Work to complete: Starting at the first line of the listing below, repeat each line exactly until the line containing "(r4) at (923,516.5)", which you include. Leave out pictures.

Data block:
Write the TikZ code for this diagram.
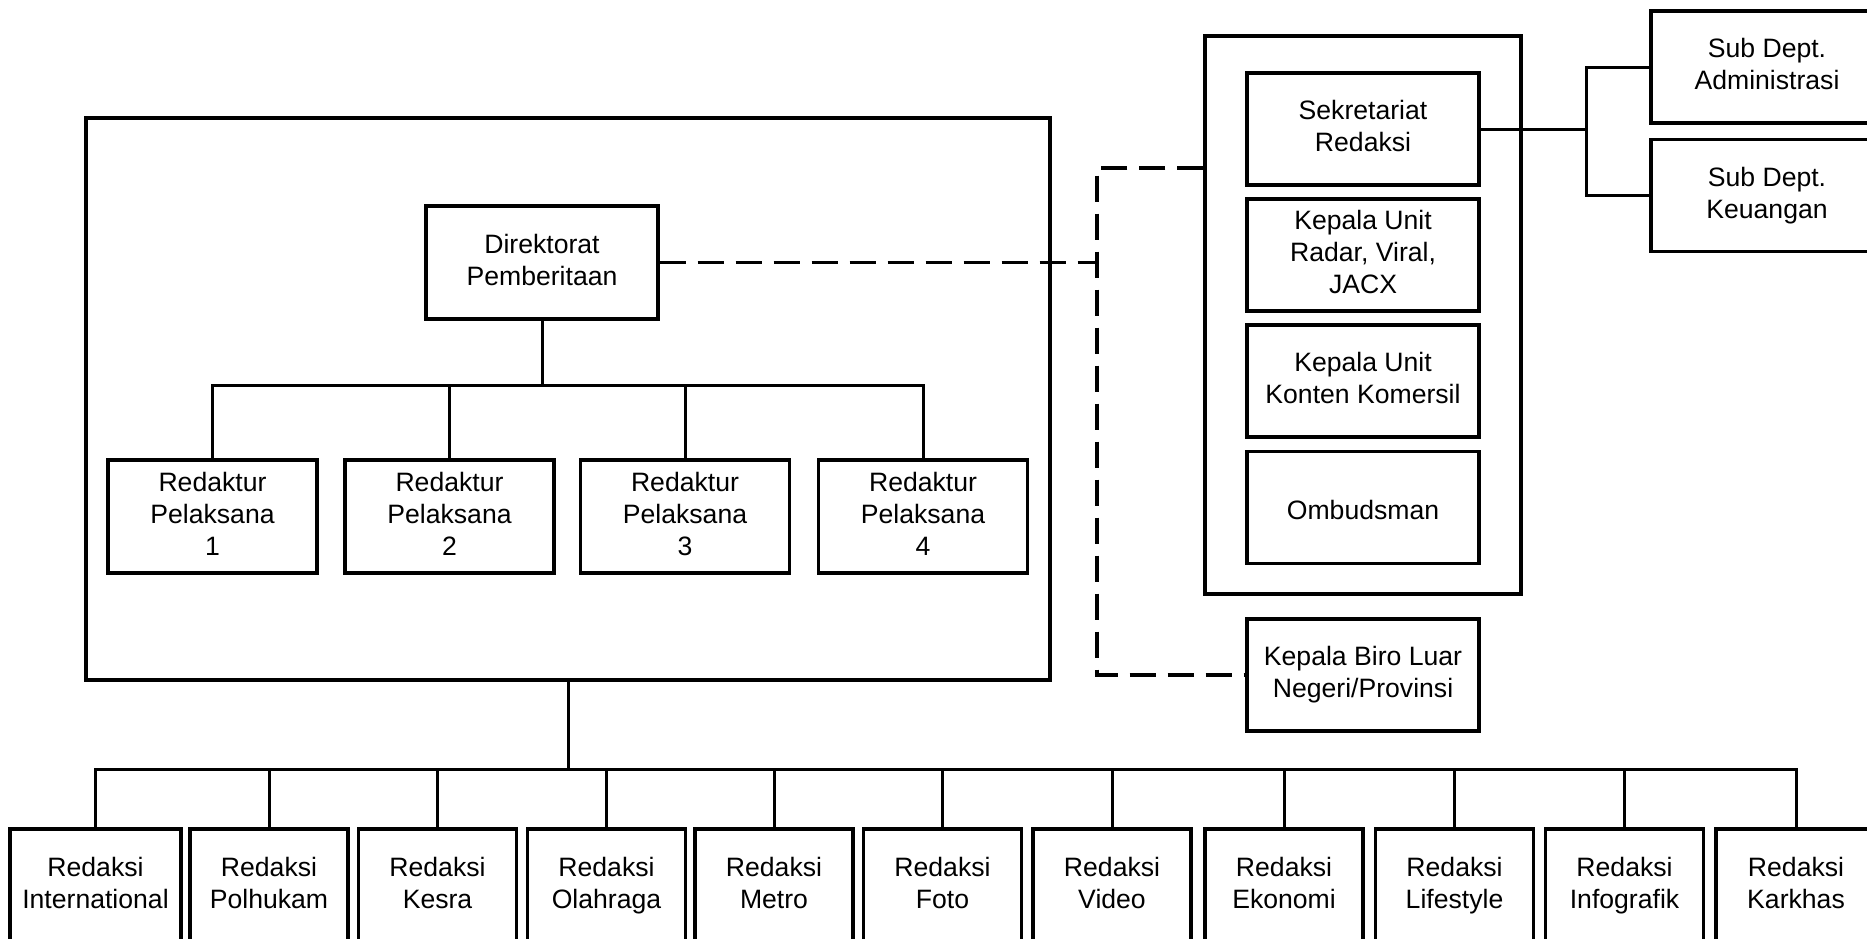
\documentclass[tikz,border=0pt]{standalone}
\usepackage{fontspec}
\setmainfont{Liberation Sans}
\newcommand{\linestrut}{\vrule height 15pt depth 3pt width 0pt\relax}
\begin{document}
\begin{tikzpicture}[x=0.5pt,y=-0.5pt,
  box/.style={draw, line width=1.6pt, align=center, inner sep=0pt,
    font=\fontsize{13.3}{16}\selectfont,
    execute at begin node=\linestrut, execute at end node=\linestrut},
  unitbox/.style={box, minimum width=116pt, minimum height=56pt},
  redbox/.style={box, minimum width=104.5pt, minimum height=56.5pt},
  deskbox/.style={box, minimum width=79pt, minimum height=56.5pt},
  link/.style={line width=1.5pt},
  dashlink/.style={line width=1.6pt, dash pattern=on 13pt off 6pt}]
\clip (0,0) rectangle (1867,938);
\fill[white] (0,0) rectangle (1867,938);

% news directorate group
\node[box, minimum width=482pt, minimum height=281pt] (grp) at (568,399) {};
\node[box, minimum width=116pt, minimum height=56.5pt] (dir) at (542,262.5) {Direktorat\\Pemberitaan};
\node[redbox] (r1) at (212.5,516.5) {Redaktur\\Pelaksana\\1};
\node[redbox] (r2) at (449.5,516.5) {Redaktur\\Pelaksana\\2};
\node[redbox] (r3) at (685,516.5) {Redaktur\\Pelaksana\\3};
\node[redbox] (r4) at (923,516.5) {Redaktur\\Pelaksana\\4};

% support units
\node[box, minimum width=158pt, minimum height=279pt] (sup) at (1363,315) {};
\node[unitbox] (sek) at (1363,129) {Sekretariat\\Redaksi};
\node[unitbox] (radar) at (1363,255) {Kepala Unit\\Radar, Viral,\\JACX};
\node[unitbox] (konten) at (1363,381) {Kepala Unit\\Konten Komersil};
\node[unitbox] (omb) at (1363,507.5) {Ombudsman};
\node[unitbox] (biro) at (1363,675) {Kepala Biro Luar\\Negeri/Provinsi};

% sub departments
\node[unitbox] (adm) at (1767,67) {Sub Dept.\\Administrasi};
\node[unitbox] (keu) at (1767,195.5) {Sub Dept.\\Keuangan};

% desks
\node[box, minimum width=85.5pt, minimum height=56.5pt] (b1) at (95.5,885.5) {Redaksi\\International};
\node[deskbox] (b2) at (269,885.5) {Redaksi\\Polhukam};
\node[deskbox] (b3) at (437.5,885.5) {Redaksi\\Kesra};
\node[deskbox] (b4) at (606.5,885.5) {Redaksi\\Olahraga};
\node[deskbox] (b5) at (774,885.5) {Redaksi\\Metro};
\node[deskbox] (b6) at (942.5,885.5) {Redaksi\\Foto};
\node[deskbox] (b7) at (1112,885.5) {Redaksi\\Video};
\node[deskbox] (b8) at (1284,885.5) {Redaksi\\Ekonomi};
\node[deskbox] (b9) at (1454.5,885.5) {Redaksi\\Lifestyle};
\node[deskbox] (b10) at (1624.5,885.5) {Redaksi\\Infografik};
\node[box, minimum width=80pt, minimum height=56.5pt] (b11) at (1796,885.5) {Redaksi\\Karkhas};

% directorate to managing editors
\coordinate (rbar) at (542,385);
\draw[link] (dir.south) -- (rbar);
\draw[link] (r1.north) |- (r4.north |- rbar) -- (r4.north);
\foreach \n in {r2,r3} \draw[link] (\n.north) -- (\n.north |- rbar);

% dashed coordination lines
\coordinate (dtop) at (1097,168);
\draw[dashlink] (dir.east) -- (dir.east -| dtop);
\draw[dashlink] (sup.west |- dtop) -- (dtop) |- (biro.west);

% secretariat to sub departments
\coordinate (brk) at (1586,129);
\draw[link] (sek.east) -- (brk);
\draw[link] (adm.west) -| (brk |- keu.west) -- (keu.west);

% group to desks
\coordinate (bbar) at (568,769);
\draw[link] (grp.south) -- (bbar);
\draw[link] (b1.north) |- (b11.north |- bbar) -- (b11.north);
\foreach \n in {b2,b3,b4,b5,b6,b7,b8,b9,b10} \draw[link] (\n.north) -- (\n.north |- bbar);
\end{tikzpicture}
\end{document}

Exercise answer:
Write the TikZ code for this diagram.
\documentclass[tikz,border=0pt]{standalone}
\usepackage{fontspec}
\setmainfont{Liberation Sans}
\newcommand{\linestrut}{\vrule height 15pt depth 3pt width 0pt\relax}
\begin{document}
\begin{tikzpicture}[x=0.5pt,y=-0.5pt,
  box/.style={draw, line width=1.6pt, align=center, inner sep=0pt,
    font=\fontsize{13.3}{16}\selectfont,
    execute at begin node=\linestrut, execute at end node=\linestrut},
  unitbox/.style={box, minimum width=116pt, minimum height=56pt},
  redbox/.style={box, minimum width=104.5pt, minimum height=56.5pt},
  deskbox/.style={box, minimum width=79pt, minimum height=56.5pt},
  link/.style={line width=1.5pt},
  dashlink/.style={line width=1.6pt, dash pattern=on 13pt off 6pt}]
\clip (0,0) rectangle (1867,938);
\fill[white] (0,0) rectangle (1867,938);

% news directorate group
\node[box, minimum width=482pt, minimum height=281pt] (grp) at (568,399) {};
\node[box, minimum width=116pt, minimum height=56.5pt] (dir) at (542,262.5) {Direktorat\\Pemberitaan};
\node[redbox] (r1) at (212.5,516.5) {Redaktur\\Pelaksana\\1};
\node[redbox] (r2) at (449.5,516.5) {Redaktur\\Pelaksana\\2};
\node[redbox] (r3) at (685,516.5) {Redaktur\\Pelaksana\\3};
\node[redbox] (r4) at (923,516.5) {Redaktur\\Pelaksana\\4};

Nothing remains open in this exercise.